REQUIRED WORK → Everything from the first line of the data below through the line that contains "plt.rcParams['font.family'] = ['Liberation" should be written out exactly, please, and nothing more; the pictures stay out.
........
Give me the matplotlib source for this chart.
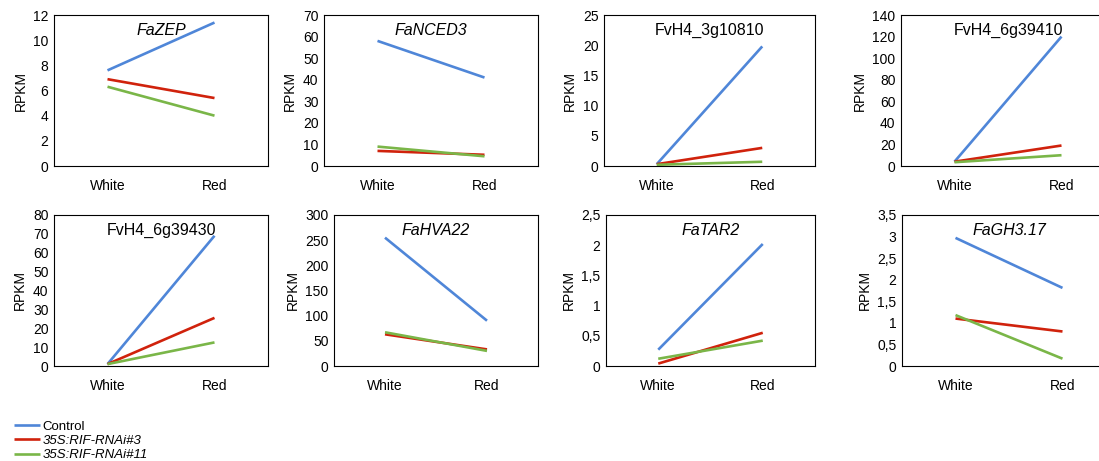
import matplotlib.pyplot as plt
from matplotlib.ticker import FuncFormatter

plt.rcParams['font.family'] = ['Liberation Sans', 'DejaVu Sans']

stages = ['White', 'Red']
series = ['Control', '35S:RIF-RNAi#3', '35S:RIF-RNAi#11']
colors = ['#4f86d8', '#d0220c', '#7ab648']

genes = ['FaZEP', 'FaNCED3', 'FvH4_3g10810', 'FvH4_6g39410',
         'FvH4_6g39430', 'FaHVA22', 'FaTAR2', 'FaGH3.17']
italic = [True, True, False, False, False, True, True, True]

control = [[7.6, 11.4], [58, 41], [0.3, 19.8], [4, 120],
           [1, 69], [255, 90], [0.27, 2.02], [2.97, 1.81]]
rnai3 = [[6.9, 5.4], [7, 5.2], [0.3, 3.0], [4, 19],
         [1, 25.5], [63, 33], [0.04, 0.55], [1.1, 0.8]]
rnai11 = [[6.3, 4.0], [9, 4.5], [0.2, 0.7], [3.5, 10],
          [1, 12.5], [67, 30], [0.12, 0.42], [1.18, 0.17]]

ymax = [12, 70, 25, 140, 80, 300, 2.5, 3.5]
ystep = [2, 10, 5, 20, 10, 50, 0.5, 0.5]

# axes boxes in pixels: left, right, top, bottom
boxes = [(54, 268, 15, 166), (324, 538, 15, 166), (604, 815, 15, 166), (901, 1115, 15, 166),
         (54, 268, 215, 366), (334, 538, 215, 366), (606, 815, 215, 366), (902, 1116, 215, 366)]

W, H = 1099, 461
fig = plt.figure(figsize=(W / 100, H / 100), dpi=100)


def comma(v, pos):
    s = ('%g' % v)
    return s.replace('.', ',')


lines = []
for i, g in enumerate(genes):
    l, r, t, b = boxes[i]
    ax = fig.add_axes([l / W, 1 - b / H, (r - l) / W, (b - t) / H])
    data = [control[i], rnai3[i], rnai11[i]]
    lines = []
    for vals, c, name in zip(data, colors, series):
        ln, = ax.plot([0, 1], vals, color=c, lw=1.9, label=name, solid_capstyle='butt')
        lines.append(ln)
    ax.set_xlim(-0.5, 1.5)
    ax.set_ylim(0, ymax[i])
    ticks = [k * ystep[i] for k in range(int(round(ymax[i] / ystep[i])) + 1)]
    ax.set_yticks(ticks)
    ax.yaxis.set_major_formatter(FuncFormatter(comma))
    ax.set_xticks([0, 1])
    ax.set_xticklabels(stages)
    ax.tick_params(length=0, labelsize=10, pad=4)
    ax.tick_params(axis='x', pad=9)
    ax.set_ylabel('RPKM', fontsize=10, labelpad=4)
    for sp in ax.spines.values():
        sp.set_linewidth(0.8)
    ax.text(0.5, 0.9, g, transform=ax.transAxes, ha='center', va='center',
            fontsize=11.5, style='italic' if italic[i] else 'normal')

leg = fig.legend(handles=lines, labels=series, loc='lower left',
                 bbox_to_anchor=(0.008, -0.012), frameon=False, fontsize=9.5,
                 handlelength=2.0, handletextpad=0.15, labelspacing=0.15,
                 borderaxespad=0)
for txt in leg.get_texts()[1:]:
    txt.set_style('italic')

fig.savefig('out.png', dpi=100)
........
IN RESPONSE →
Give me the matplotlib source for this chart.
import matplotlib.pyplot as plt
from matplotlib.ticker import FuncFormatter

plt.rcParams['font.family'] = ['Liberation Sans', 'DejaVu Sans']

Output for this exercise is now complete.